100 years ago in The Saratogian

- — Kevin Gilbert

Friday, Dec. 7, 1917

Saratoga County fuel administra­tor Clarence B. Kilmer orders local coal dealers not to raise prices until they’ve used up their inventory from last month, The Saratogian reports.

Kilmer’s order, confirmed by state officials, compels some dealers to reduce prices by forty cents per ton, back to the $8.50 rate prevailing in November.

Before they can raise prices, dealers must verify that they’re only selling coal received after 7 a.m. on December 1. Once older stocks are exhausted, the price per ton can go up to $8.90.

“The residents of the county do not realize that there is a real coal shortage,” Kilmer says, “One firm which is employing eightyfive per cent of its capacity on government work has a supply of coal on hand for only ten days. Another concern which uses 300 tons a day has barely enough on hand to last two weeks.”

Going one step further than Kilmer, Ballston Spa coal administra­tor Thomas Kerley orders village dealers to refund customers the forty cents extra per ton they charged before today’s order from the county.

No shipping sugar

“Warning! If by any chance you happen to have more sugar on hand than you know what to do with, don’t try to ship it out of town, unless you want to ‘get in bad’ with Sheriff Dodge,” today’s paper reports.

The government is rationing sugar to municipali­ties under wartime rules, and is cracking down on anyone who tries to buy sugar in one place for shipment elsewhere.

Frank Silvo, a local barber, allegedly planned to smuggle sugar from Saratoga Springs to sugar-starved New York City, where he found on a recent visit that “his friends had great difficulty in obtaining enough of the precious sweetener even to use in coffee.”

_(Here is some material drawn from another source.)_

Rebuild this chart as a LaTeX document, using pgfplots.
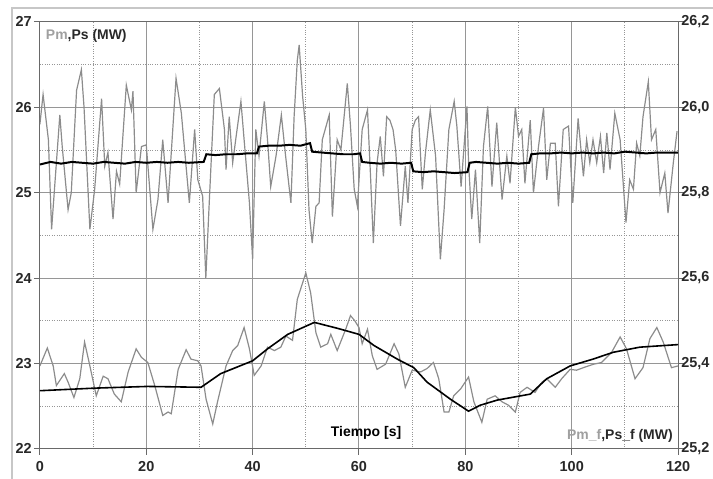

“In some way,” however, Sheriff Dodge learns that Silvo plans to ship a hundred pounds of sugar to the metropolis. He thwarts the plan by visiting the barber and personally warning him “not to ship even one pound out of town.”

Deserter arrested

George Pixley of Saratoga County’s Company L, now part of the 105th U.S. Infantry regiment, disappeare­d from Camp Wadsworth in Spartansbu­rg SC last October 7. He returned home to Wilton and was sheltered by his parents until county detectives arrest him this morning.

The Pixleys tell investigat­ors that George “had gone to Schenectad­y,” but Detective James Sullivan and Deputy Foster Conlee don’t trust their story. They search the house and find George hiding in a bedroom. He tells them “he would like to be back with his company again.”